The Journal, observers say, has largely abandoned its left-leaning roots and adopted the populist conservative voice typical of the Sun papers—a voice echoed on Quebecor’s television assets. With a few notable exceptions, its stable of columnists is on the right side of the spectrum, and its exposés tend to focus on what one of its blogs deems “harebrained spending, waste and bad budgetary choices,” as well as the perceived spendthrifts at Radio-Canada, its publicly funded rival. Quebecor’s television and Internet properties then promote, broadcast and opine on the Journal’s content throughout the day—using, in many cases, the very journalists and columnists who produced the Journal copy.
“It’s become a recipe to prove that the social democratic system doesn’t work, that it must be overhauled, and that the private sector has to be involved in everything,” says Valérie Dufour, a locked-out Journal political reporter.

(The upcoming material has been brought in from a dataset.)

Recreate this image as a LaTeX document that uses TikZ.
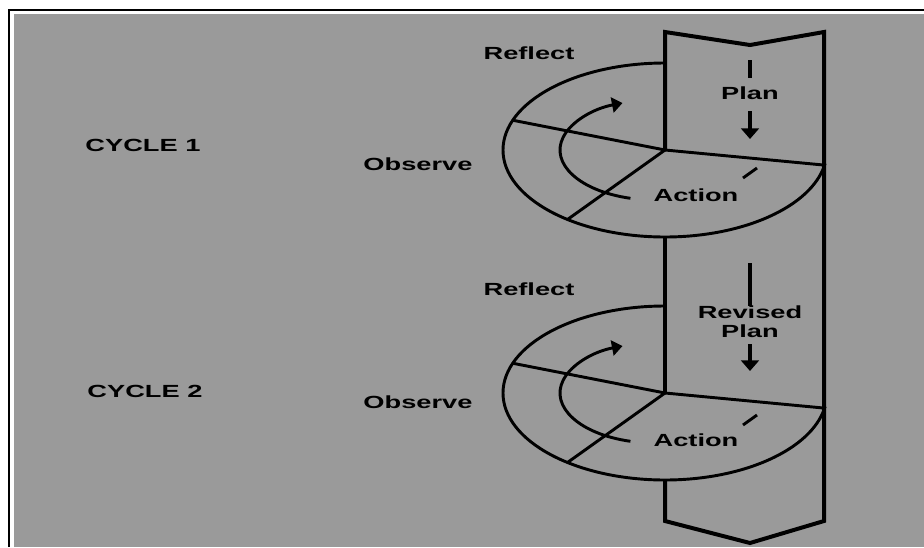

Whatever it is, it seems to be working. The Journal’s circulation hasn’t dipped despite the lockout. For Quebecor, the lockout has an upside: an estimated $83 million saved in labour costs over the past 18 months. Several observers say Pierre Karl Péladeau is prolonging the lockout in order to deplete the union’s strike fund and score an ideological win against the province’s powerful labour movement. (Quebecor officials declined to comment for this story.)
Quebecor’s television assets dominate the province. TVA’s supper hour news program has three times the viewership of the comparable Radio-Canada broadcast, while the 24-hour LCN network, launched in 1997, is decidedly more opinionated and more successful than its Rad-Can rival. LCN’s two main talking heads, Richard Martineau and Jean-Luc Mongrain, are the network’s popular sources of canned outrage, often decrying government excess and so-called “reasonable accommodations” for immigrants in Quebec.
On Tuesday, Teneycke said the new cable channel is requesting a “must offer,” not a “must carry” licence from the CRTC, suggesting there is a difference. In fact there isn’t, according to CRTC spokesperson Peggy Nebout. “Must carry and must offer are the same,” Nebout told Maclean’s. If Teneycke gets his licence amendment and you have cable TV, you’ll see Sun TV News when you channel surf.
And what will you be seeing? A mix of political viewpoints, Teneycke swears, and often what you see won’t be political at all. “My guess is that the opening of the first Victoria’s Secret stores in Canada is more important to a lot of Canadians than the latest happenings at an Ottawa committee.”
When Sun TV News does turn to politics, Teneycke hopes to slay herds of sacred cows. That includes his new colleagues at other news organizations. “There’s a very clubby mentality within the media where they don’t report on mistakes one another make. Somebody will get a story wrong and it just sort of disappears from the scene. I think when that happens we’ll talk about it.”
He insists he won’t carry water for Harper or crusade for any cause. But if conservatives like what they see on Sun TV News, so be it. “My objective is to have the debate be more real, more raw, and more reflective of the issues that people are actually talking about. Whether it’s the lack of debate around certain environmental issues—where by and large, one perspective is taken as the holy gospel—I think there’s other points of view. And I think they should be given equal voice.
“I don’t think that’s crusading or campaigning. It’s simply bringing debate to the fore that’s largely happening anyway.”